◆ DATA PROVIDED ◆
# # #
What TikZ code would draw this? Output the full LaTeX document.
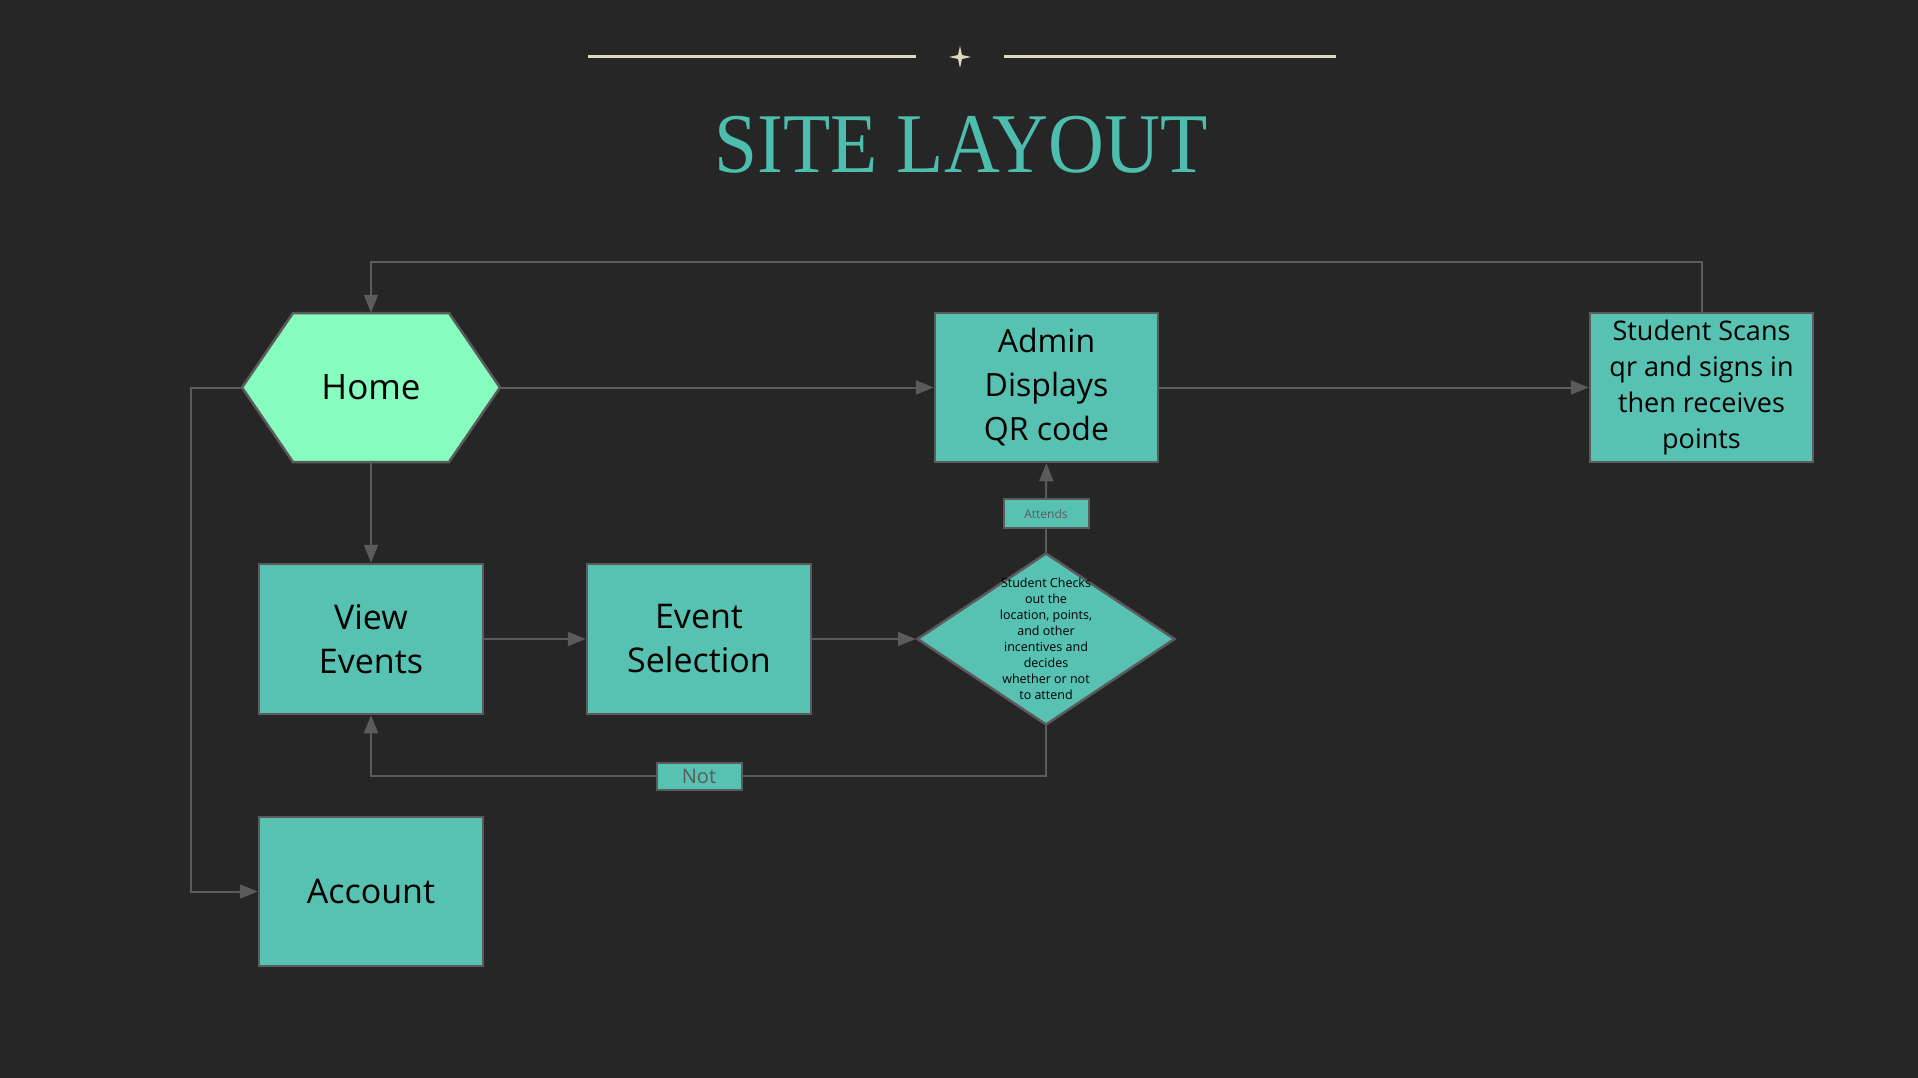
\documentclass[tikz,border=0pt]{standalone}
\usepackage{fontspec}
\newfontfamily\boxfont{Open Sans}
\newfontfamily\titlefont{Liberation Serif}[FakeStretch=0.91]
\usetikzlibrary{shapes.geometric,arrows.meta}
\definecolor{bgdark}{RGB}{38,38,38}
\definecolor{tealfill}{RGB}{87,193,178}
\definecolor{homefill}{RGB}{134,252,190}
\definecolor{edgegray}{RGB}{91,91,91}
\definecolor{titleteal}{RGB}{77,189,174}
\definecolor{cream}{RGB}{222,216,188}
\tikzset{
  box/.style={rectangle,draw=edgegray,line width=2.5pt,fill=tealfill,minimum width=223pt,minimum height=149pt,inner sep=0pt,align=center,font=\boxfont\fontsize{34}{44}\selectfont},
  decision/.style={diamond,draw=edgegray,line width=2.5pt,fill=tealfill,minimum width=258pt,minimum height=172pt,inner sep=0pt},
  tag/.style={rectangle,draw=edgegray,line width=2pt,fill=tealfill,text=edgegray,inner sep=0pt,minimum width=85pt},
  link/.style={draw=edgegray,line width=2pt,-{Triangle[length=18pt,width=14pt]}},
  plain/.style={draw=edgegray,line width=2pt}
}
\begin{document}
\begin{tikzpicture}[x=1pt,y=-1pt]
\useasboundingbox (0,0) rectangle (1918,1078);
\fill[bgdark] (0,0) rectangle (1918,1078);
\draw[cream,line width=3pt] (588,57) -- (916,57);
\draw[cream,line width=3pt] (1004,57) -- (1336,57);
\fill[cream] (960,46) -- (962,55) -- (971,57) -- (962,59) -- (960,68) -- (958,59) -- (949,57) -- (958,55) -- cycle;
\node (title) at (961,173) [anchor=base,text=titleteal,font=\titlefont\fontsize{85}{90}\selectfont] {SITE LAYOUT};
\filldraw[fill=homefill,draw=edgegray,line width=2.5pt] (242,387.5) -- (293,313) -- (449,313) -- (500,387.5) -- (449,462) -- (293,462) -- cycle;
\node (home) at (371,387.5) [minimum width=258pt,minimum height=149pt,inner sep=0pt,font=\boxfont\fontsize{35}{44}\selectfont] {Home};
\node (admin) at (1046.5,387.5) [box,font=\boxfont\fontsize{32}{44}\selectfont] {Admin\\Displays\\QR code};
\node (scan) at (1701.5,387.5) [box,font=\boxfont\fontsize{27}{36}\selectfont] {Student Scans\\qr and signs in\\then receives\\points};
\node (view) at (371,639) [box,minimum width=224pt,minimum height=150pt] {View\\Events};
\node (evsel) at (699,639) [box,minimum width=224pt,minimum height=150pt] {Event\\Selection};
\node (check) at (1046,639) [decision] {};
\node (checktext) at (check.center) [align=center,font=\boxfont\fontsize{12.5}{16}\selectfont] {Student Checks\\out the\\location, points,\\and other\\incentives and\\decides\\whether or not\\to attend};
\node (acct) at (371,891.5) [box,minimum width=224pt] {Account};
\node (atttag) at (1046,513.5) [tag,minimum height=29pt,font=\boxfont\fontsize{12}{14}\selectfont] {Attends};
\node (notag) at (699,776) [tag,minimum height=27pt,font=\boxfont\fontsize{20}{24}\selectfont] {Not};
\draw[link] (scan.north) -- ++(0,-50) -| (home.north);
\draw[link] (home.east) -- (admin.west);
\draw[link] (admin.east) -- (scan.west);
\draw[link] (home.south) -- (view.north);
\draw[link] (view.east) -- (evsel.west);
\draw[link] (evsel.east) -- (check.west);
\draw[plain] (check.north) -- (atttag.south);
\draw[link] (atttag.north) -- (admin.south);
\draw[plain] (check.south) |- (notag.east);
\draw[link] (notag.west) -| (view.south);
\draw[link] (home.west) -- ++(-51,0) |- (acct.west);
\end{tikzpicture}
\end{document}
# # #
◆ REQUIRED WORK ◆
All of the lines above should be retyped precisely, apart from the pictures.

◆ REPLY TO THE TASK ◆
What TikZ code would draw this? Output the full LaTeX document.
\documentclass[tikz,border=0pt]{standalone}
\usepackage{fontspec}
\newfontfamily\boxfont{Open Sans}
\newfontfamily\titlefont{Liberation Serif}[FakeStretch=0.91]
\usetikzlibrary{shapes.geometric,arrows.meta}
\definecolor{bgdark}{RGB}{38,38,38}
\definecolor{tealfill}{RGB}{87,193,178}
\definecolor{homefill}{RGB}{134,252,190}
\definecolor{edgegray}{RGB}{91,91,91}
\definecolor{titleteal}{RGB}{77,189,174}
\definecolor{cream}{RGB}{222,216,188}
\tikzset{
  box/.style={rectangle,draw=edgegray,line width=2.5pt,fill=tealfill,minimum width=223pt,minimum height=149pt,inner sep=0pt,align=center,font=\boxfont\fontsize{34}{44}\selectfont},
  decision/.style={diamond,draw=edgegray,line width=2.5pt,fill=tealfill,minimum width=258pt,minimum height=172pt,inner sep=0pt},
  tag/.style={rectangle,draw=edgegray,line width=2pt,fill=tealfill,text=edgegray,inner sep=0pt,minimum width=85pt},
  link/.style={draw=edgegray,line width=2pt,-{Triangle[length=18pt,width=14pt]}},
  plain/.style={draw=edgegray,line width=2pt}
}
\begin{document}
\begin{tikzpicture}[x=1pt,y=-1pt]
\useasboundingbox (0,0) rectangle (1918,1078);
\fill[bgdark] (0,0) rectangle (1918,1078);
\draw[cream,line width=3pt] (588,57) -- (916,57);
\draw[cream,line width=3pt] (1004,57) -- (1336,57);
\fill[cream] (960,46) -- (962,55) -- (971,57) -- (962,59) -- (960,68) -- (958,59) -- (949,57) -- (958,55) -- cycle;
\node (title) at (961,173) [anchor=base,text=titleteal,font=\titlefont\fontsize{85}{90}\selectfont] {SITE LAYOUT};
\filldraw[fill=homefill,draw=edgegray,line width=2.5pt] (242,387.5) -- (293,313) -- (449,313) -- (500,387.5) -- (449,462) -- (293,462) -- cycle;
\node (home) at (371,387.5) [minimum width=258pt,minimum height=149pt,inner sep=0pt,font=\boxfont\fontsize{35}{44}\selectfont] {Home};
\node (admin) at (1046.5,387.5) [box,font=\boxfont\fontsize{32}{44}\selectfont] {Admin\\Displays\\QR code};
\node (scan) at (1701.5,387.5) [box,font=\boxfont\fontsize{27}{36}\selectfont] {Student Scans\\qr and signs in\\then receives\\points};
\node (view) at (371,639) [box,minimum width=224pt,minimum height=150pt] {View\\Events};
\node (evsel) at (699,639) [box,minimum width=224pt,minimum height=150pt] {Event\\Selection};
\node (check) at (1046,639) [decision] {};
\node (checktext) at (check.center) [align=center,font=\boxfont\fontsize{12.5}{16}\selectfont] {Student Checks\\out the\\location, points,\\and other\\incentives and\\decides\\whether or not\\to attend};
\node (acct) at (371,891.5) [box,minimum width=224pt] {Account};
\node (atttag) at (1046,513.5) [tag,minimum height=29pt,font=\boxfont\fontsize{12}{14}\selectfont] {Attends};
\node (notag) at (699,776) [tag,minimum height=27pt,font=\boxfont\fontsize{20}{24}\selectfont] {Not};
\draw[link] (scan.north) -- ++(0,-50) -| (home.north);
\draw[link] (home.east) -- (admin.west);
\draw[link] (admin.east) -- (scan.west);
\draw[link] (home.south) -- (view.north);
\draw[link] (view.east) -- (evsel.west);
\draw[link] (evsel.east) -- (check.west);
\draw[plain] (check.north) -- (atttag.south);
\draw[link] (atttag.north) -- (admin.south);
\draw[plain] (check.south) |- (notag.east);
\draw[link] (notag.west) -| (view.south);
\draw[link] (home.west) -- ++(-51,0) |- (acct.west);
\end{tikzpicture}
\end{document}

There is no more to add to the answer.